By now everyone has heard of the ubiquitous Nigerian Internet scams in which a mark is emailed by someone claiming to have access to a fortune he (or occasionally she) needs assistance in retrieving. The mark is offered a huge chunk of change for his help in what promises to be a simple banking transaction; needless to say, the huge chunk of change actually moves out of the mark’s bank account, not into it. The name for this scam, 419, serves as the title of Will Ferguson’s riveting global tale of one woman’s revenge on the scammers who precipitated her father’s financial ruin and suicide.

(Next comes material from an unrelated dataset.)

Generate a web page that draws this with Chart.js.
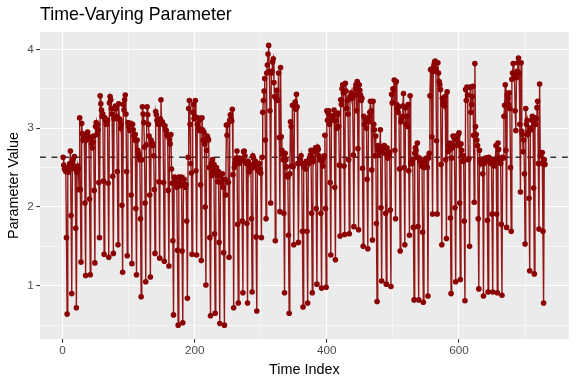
<!DOCTYPE html>
<html><head><meta charset="utf-8">
<script src="https://cdn.jsdelivr.net/npm/chart.js@4"></script>
<style>html,body{margin:0;padding:0;background:#fff}canvas{display:block}</style>
</head><body><canvas id="c" width="576" height="384"></canvas>
<script>
const paramValues = [
2.63,2.53,2.48,2.47,2.45,1.61,0.64,
2.50,2.44,2.47,2.55,2.71,1.89,0.90,
2.55,2.60,2.50,2.64,2.48,1.73,0.72,
2.44,2.52,2.48,2.22,3.13,2.22,1.30,
3.06,2.93,2.85,2.88,2.87,2.05,1.13,
2.85,2.93,2.95,2.90,2.87,2.10,1.14,
2.87,2.80,2.75,2.82,2.90,2.21,1.29,
3.02,3.07,2.92,3.05,2.98,2.31,1.61,
3.41,3.31,3.23,3.15,3.18,2.33,1.40,
3.13,3.10,3.05,3.05,3.10,2.30,1.36,
3.32,3.40,3.36,3.25,3.18,2.39,1.41,
3.12,3.25,3.28,3.25,3.15,2.45,1.52,
3.31,3.12,3.10,3.00,3.05,2.02,1.17,
3.30,3.23,3.36,3.42,3.18,2.45,1.38,
3.07,3.02,3.05,2.97,3.06,2.15,1.28,
3.05,2.98,2.90,2.85,2.92,1.98,1.14,
2.85,2.72,2.68,2.65,2.60,1.85,0.86,
2.60,3.27,3.18,3.07,2.76,2.05,1.05,
2.79,3.27,3.17,3.05,2.90,2.15,1.11,
2.85,2.82,2.80,2.78,2.65,2.22,1.41,
3.21,3.17,3.10,3.08,3.05,2.32,1.35,
3.12,3.36,3.07,3.08,3.05,2.31,1.31,
3.03,2.98,2.97,2.92,2.90,2.21,1.25,
2.86,2.80,2.92,2.48,2.30,1.57,0.63,
2.38,2.33,2.37,2.30,2.25,1.45,0.50,
2.38,2.30,2.35,2.27,2.38,1.44,0.53,
2.28,2.35,2.28,2.25,2.28,1.82,0.84,
2.63,3.25,3.35,3.05,2.55,2.43,1.40,
3.20,3.30,3.12,3.15,3.35,2.46,1.39,
3.05,3.13,3.00,2.97,3.10,2.28,1.32,
3.13,2.98,2.85,2.95,2.80,2.00,1.01,
2.72,2.90,2.87,2.85,2.50,1.61,0.62,
2.55,2.40,2.60,2.47,2.54,1.66,0.65,
2.45,2.50,2.40,2.32,2.45,1.55,0.52,
2.40,2.33,2.30,2.42,2.25,1.42,0.50,
2.35,2.15,3.04,2.91,3.04,2.31,1.36,
3.10,3.17,3.12,3.09,3.24,2.41,0.72,
2.50,2.55,2.60,2.62,2.71,1.78,0.78,
2.55,2.62,2.60,2.58,2.60,1.82,0.91,
2.70,2.71,2.65,2.58,2.55,1.79,0.78,
2.58,2.55,2.45,2.52,2.50,1.85,0.92,
2.65,2.62,2.55,2.50,2.58,1.62,0.68,
2.52,2.46,2.47,2.55,2.48,2.43,1.61,
2.63,3.20,3.35,3.47,3.63,2.85,1.85,
3.70,3.80,3.94,4.05,3.72,3.22,2.05,
3.70,3.72,3.84,3.88,3.58,3.40,1.57,
3.38,3.48,3.35,3.36,3.70,2.88,1.94,
3.77,2.89,2.72,2.67,2.60,1.92,0.91,
2.68,2.60,2.51,2.40,2.38,1.64,0.65,
2.42,3.08,3.02,2.52,3.29,2.51,1.52,
3.27,3.33,3.24,3.43,3.27,2.55,1.55,
2.55,2.58,2.60,2.65,2.55,1.69,0.73,
2.53,2.50,2.55,2.48,2.58,1.69,0.78,
2.58,2.55,2.62,2.66,2.72,1.92,0.91,
2.62,2.58,2.72,2.70,2.75,1.98,1.02,
2.76,2.73,2.65,2.60,2.62,1.92,0.97,
2.58,2.52,2.62,2.65,2.91,1.98,0.98,
3.22,3.10,3.19,3.22,3.05,2.31,1.39,
3.15,3.12,3.10,3.16,3.23,2.25,1.33,
3.10,3.00,3.17,3.19,3.02,2.53,1.63,
3.36,3.30,3.50,3.55,3.45,2.52,1.65,
3.57,3.47,3.25,3.35,3.18,2.60,1.66,
3.40,3.38,3.45,3.38,3.42,2.66,1.75,
3.42,3.50,3.55,3.22,3.59,2.74,1.71,
3.55,3.48,3.42,3.35,3.38,2.49,1.50,
3.15,3.05,3.12,3.10,3.00,2.35,1.47,
3.08,3.14,3.20,3.34,3.22,2.47,1.58,
3.34,3.05,2.98,2.65,2.90,1.79,0.80,
2.78,2.72,2.67,2.70,2.98,1.99,1.06,
2.76,2.72,2.70,2.78,2.68,1.92,1.02,
2.75,2.62,2.70,2.65,2.68,1.96,0.99,
3.43,3.32,3.50,3.49,3.61,2.72,1.85,
3.59,3.30,3.25,3.20,3.27,2.48,1.44,
3.08,3.12,3.15,3.28,3.44,2.50,1.52,
3.26,3.05,3.15,3.02,3.30,2.46,1.64,
3.41,2.55,2.58,2.55,2.60,1.74,0.82,
2.68,2.75,2.72,2.63,2.81,1.75,0.82,
2.62,2.58,2.60,2.52,2.55,1.68,0.79,
2.50,2.55,2.60,2.58,2.62,2.50,0.87,
2.62,2.68,3.41,3.74,3.75,2.89,1.91,
3.72,3.80,3.84,3.85,3.75,2.84,1.91,
3.83,3.70,3.59,3.55,3.49,2.54,1.52,
3.38,3.30,3.33,3.28,3.40,2.60,1.60,
3.46,2.70,2.78,2.72,2.81,1.86,0.90,
2.62,2.75,2.90,2.78,2.87,1.99,1.05,
2.90,2.85,2.78,2.92,2.94,2.05,1.08,
2.80,2.72,2.65,2.58,2.65,1.82,0.81,
3.49,3.35,3.52,3.42,2.60,2.61,1.50,
3.52,3.20,3.30,3.40,3.53,2.91,2.06,
3.82,3.02,2.92,2.85,2.78,1.85,0.96,
2.72,2.60,2.55,2.58,2.60,2.42,0.87,
2.55,2.60,2.62,2.58,2.62,1.83,0.92,
2.63,2.62,2.58,2.55,2.60,1.91,0.92,
2.55,2.52,2.58,2.60,2.78,1.91,0.91,
2.81,2.73,2.62,2.58,2.55,1.78,0.88,
2.63,2.62,3.15,3.29,3.55,2.72,1.74,
3.42,3.38,3.30,3.45,3.25,2.50,1.69,
3.62,3.70,3.82,3.68,3.65,3.22,2.97,
3.64,3.72,3.83,3.89,3.70,3.05,2.19,
3.83,2.96,2.92,2.70,2.85,2.42,1.53,
3.25,3.05,3.10,2.92,2.95,2.11,1.19,
3.00,2.98,3.10,3.15,3.13,2.24,1.15,
3.13,3.05,3.12,3.26,3.34,2.55,1.72,
3.56,2.65,2.69,2.55,2.69,1.69,0.78,
2.60,2.54
];
const timeIndex = paramValues.map((v, i) => i + 1);
const meanLevel = 2.63;
const xTicks = [0, 100, 200, 300, 400, 500, 600, 700];
const xLabelled = [0, 200, 400, 600];
const yTicks = [0.5, 1, 1.5, 2, 2.5, 3, 3.5, 4];
const yLabelled = [1, 2, 3, 4];
const xRange = [-34.05, 766];
const yRange = [0.324, 4.22];

const panelBg = {id:'panelBg', beforeDraw(ch){const a=ch.chartArea,g=ch.ctx;g.save();g.fillStyle='#EBEBEB';g.fillRect(a.left,a.top,a.right-a.left,a.bottom-a.top);g.restore();}};
const tickFont = {family:'"Liberation Sans"', size:11.7};
const titleFont = {family:'"Liberation Sans"', size:14.4};

new Chart(document.getElementById('c'), {
  type:'line',
  plugins:[panelBg],
  data:{datasets:[
    {data:timeIndex.map((t,i)=>({x:t,y:paramValues[i]})), borderColor:'rgba(139,0,0,0.9)', borderWidth:1.4, pointRadius:2.8, pointBackgroundColor:'#8B0000', pointBorderColor:'#8B0000', pointBorderWidth:0, tension:0, order:1},
    {data:[{x:xRange[0],y:meanLevel},{x:xRange[1],y:meanLevel}], borderColor:'#333333', borderWidth:1.4, borderDash:[5.8,5.8], pointRadius:0, order:2}
  ]},
  options:{
    responsive:false, animation:false, devicePixelRatio:1,
    layout:{padding:{left:0,right:7.3,top:0,bottom:0}},
    plugins:{
      legend:{display:false}, tooltip:{enabled:false},
      title:{display:true,text:'Time-Varying Parameter',align:'start',fullSize:false,color:'#000',font:{family:'"Liberation Sans"',size:17.8,weight:'normal',lineHeight:1},padding:{top:6,bottom:8.2}}
    },
    scales:{
      x:{type:'linear',min:xRange[0],max:xRange[1],
        afterBuildTicks(s){s.ticks=xTicks.map(v=>({value:v}));},
        afterFit(s){s.height=45;},
        border:{display:false},
        grid:{color:'#fff',lineWidth:c=>xLabelled.includes(c.tick.value)?1.07:0.53,tickColor:c=>xLabelled.includes(c.tick.value)?'#333333':'rgba(0,0,0,0)',tickLength:3.7,tickWidth:1.07},
        ticks:{autoSkip:false,maxRotation:0,color:'#4D4D4D',font:tickFont,padding:1.5,callback:v=>xLabelled.includes(v)?String(v):''},
        title:{display:true,text:'Time Index',color:'#000',font:titleFont,padding:{top:3,bottom:5}}
      },
      y:{type:'linear',min:yRange[0],max:yRange[1],
        afterBuildTicks(s){s.ticks=yTicks.map(v=>({value:v}));},
        afterFit(s){s.width=40;},
        border:{display:false},
        grid:{color:'#fff',lineWidth:c=>yLabelled.includes(c.tick.value)?1.07:0.53,tickColor:c=>yLabelled.includes(c.tick.value)?'#333333':'rgba(0,0,0,0)',tickLength:3.7,tickWidth:1.07},
        ticks:{autoSkip:false,color:'#4D4D4D',font:tickFont,padding:2.5,callback:v=>yLabelled.includes(v)?String(v):''},
        title:{display:true,text:'Parameter Value',color:'#000',font:titleFont,padding:{top:5,bottom:3}}
      }
    }
  }
});
</script></body></html>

What sets 419 apart from the typical sting novel is that it is told from the perspectives of all the players: the family of the mark; the police investigating the suicide; the Nigerian Internet wizards who troll chatrooms and blogs in search of likely marks; and the wealthy Lagos crime bosses who take a big piece of every ill-gotten dollar funneled through their city. Surprisingly, the reader is led relentlessly toward a certain sympathy for each of the factions involved, a testament to Ferguson’s prodigious skills as a storyteller. Oh, and follow the money—where it ends up is beyond startling!
TOP PICK IN MYSTERY
Louise Penny’s 2012 novel The Beautiful Mystery ended as something of a cliffhanger, with Sûreté du Québec Chief Inspector Armand Gamache left to preside over a seriously gutted homicide department, and his right-hand man, Jean-Guy Beauvoir, left to battle addiction demons on his own. There will be some resolution to these issues and more in Penny’s latest Gamache novel, How the Light Gets In, but not necessarily in the way you might think—or for that matter, in the way you might hope! Gamache’s investigation into a murder will take him once again to the small, snow-covered Québec village of Three Pines, where the last remaining member of a once-famous family of quintuplets planned to visit before someone broke into her Montreal home and clubbed her to death. This would be a worthy plotline in and of itself, but it quickly becomes subsumed in something larger, with repercussions that will be felt all the way up the Provincial hierarchy and beyond. Ambitiously plotted, sensitively staffed and beautifully written, How the Light Gets In handily elevates Penny’s already lofty bar.